▶ **DATASET EXTRACT**
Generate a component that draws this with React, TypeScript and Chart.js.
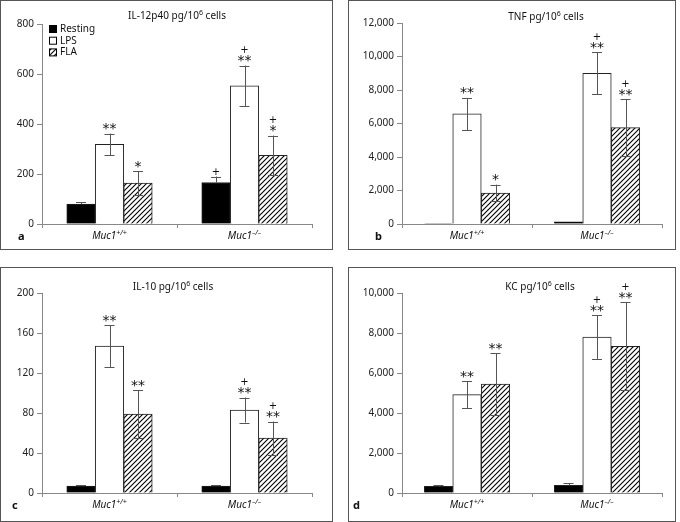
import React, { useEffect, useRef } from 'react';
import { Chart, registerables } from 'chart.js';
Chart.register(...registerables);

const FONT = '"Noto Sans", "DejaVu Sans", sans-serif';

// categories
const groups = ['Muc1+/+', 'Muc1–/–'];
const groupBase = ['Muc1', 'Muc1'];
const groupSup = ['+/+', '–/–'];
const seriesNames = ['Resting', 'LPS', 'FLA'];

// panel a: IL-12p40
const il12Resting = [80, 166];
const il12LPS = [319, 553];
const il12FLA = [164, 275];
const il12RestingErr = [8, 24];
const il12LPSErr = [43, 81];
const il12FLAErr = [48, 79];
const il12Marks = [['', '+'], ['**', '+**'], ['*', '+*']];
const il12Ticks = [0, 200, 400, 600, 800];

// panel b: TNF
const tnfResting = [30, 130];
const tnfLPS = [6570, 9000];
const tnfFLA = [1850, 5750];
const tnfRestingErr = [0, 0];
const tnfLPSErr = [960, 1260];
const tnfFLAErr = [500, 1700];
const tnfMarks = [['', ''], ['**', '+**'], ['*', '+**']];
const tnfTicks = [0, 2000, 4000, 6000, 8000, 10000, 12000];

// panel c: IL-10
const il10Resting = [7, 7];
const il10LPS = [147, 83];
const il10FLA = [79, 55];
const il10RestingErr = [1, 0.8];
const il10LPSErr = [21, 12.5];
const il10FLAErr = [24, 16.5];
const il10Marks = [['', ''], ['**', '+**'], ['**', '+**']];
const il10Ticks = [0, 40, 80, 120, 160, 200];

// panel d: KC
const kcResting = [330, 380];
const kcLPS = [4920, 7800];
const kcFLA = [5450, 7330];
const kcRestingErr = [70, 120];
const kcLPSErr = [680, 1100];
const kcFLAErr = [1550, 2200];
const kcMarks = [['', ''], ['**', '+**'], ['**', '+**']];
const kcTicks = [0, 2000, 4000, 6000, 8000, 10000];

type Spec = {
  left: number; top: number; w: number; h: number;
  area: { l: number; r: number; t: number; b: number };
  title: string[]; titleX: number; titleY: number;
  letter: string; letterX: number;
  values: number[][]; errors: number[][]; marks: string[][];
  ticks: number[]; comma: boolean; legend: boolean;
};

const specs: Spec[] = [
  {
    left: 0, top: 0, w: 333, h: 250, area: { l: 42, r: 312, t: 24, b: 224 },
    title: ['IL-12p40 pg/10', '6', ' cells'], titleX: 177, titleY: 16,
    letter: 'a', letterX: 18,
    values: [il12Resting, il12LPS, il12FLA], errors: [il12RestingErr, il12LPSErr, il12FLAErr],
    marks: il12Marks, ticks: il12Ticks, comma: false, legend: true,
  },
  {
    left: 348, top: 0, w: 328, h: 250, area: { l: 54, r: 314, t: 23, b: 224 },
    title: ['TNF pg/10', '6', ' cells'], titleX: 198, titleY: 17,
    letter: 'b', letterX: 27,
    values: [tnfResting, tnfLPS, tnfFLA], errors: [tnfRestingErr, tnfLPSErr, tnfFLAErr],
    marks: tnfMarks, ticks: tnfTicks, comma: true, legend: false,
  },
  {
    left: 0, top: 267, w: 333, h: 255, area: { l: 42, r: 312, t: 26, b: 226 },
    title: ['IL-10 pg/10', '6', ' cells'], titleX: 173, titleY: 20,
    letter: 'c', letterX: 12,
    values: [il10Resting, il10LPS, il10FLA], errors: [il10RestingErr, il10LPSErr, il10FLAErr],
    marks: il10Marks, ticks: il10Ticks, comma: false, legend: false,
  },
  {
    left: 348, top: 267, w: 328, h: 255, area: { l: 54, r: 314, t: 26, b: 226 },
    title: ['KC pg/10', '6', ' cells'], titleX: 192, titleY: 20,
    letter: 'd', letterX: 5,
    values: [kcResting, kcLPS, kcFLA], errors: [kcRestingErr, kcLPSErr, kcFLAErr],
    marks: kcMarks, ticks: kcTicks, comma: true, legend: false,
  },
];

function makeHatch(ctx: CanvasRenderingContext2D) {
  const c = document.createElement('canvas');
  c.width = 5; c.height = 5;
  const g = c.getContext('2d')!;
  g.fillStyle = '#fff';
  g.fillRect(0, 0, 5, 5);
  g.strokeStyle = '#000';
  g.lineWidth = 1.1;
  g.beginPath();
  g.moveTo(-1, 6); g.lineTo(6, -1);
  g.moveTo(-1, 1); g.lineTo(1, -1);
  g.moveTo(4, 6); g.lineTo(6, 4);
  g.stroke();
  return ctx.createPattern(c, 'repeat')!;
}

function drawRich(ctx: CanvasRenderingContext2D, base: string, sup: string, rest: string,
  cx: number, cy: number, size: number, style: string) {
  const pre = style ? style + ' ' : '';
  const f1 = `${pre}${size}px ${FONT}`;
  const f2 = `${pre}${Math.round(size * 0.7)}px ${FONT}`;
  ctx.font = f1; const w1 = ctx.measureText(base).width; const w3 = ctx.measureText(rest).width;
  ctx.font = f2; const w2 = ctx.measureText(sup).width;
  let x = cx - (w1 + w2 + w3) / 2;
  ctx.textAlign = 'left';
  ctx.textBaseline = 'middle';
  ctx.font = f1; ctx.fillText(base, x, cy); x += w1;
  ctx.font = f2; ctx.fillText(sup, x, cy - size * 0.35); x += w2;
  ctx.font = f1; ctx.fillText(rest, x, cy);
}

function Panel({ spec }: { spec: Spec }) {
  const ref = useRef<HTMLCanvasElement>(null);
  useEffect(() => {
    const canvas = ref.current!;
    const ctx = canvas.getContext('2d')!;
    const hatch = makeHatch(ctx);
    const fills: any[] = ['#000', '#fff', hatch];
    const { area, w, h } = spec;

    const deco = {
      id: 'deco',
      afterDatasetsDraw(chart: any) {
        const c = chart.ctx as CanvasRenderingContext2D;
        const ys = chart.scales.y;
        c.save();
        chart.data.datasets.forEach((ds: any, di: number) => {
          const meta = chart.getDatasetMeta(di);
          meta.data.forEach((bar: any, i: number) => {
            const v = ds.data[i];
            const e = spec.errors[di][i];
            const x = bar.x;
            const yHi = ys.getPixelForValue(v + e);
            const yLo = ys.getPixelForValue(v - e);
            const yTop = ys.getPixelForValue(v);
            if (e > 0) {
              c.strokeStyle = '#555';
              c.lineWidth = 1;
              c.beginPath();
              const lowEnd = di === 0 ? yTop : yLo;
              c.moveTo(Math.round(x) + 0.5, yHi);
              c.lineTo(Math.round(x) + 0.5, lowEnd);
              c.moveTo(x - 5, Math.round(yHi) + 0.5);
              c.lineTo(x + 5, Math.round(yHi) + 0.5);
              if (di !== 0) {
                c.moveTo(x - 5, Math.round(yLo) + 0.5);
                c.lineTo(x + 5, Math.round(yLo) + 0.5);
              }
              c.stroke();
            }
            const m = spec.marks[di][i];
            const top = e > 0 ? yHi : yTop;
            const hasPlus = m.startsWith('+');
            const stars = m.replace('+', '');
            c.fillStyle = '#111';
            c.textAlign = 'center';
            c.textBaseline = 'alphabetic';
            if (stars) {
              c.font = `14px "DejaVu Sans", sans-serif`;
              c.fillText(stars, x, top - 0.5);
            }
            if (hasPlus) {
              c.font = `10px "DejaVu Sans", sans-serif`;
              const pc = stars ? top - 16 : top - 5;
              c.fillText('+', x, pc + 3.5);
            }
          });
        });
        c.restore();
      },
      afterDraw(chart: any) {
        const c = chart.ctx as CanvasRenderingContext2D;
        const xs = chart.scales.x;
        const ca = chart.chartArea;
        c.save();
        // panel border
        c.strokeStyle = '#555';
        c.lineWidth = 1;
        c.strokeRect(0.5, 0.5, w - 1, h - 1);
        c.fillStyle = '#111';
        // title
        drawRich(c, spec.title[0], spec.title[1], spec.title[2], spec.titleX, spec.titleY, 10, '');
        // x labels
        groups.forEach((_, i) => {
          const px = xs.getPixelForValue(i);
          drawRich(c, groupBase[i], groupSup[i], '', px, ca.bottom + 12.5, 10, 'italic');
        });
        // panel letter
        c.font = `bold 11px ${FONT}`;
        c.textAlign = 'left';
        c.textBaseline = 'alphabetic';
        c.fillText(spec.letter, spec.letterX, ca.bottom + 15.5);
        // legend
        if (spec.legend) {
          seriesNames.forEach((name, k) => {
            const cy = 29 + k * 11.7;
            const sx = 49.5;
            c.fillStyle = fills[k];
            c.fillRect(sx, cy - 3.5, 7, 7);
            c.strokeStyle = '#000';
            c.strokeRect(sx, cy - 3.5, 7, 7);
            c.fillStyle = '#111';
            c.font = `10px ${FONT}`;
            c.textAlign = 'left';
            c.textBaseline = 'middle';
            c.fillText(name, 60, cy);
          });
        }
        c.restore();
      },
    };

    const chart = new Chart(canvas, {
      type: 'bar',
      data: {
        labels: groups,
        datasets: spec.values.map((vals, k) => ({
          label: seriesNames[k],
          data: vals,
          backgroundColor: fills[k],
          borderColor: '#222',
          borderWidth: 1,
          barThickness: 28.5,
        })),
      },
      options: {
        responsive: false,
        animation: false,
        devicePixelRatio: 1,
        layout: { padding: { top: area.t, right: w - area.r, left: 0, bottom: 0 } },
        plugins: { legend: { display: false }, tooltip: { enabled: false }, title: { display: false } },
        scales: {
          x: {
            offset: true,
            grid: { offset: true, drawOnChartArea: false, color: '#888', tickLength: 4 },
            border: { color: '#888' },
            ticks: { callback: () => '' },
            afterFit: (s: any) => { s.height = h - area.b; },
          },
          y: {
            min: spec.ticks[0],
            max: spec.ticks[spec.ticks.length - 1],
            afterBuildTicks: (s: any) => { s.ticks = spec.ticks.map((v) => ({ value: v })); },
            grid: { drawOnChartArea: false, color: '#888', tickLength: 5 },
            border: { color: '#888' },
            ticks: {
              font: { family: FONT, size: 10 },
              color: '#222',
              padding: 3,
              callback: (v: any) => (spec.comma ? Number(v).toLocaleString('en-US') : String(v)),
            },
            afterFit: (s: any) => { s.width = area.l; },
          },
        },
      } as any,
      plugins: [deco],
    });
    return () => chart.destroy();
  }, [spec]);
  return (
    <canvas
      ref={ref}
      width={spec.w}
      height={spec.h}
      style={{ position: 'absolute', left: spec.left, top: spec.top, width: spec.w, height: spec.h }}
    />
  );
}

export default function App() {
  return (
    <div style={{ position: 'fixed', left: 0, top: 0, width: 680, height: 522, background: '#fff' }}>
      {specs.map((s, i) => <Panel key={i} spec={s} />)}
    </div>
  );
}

▶ **GIVEN REQUEST**
Within the data above, pick out all lines holding the word "React".

▶ **ANSWER TO THE EXERCISE**
Generate a component that draws this with React, TypeScript and Chart.js.
import React, { useEffect, useRef } from 'react';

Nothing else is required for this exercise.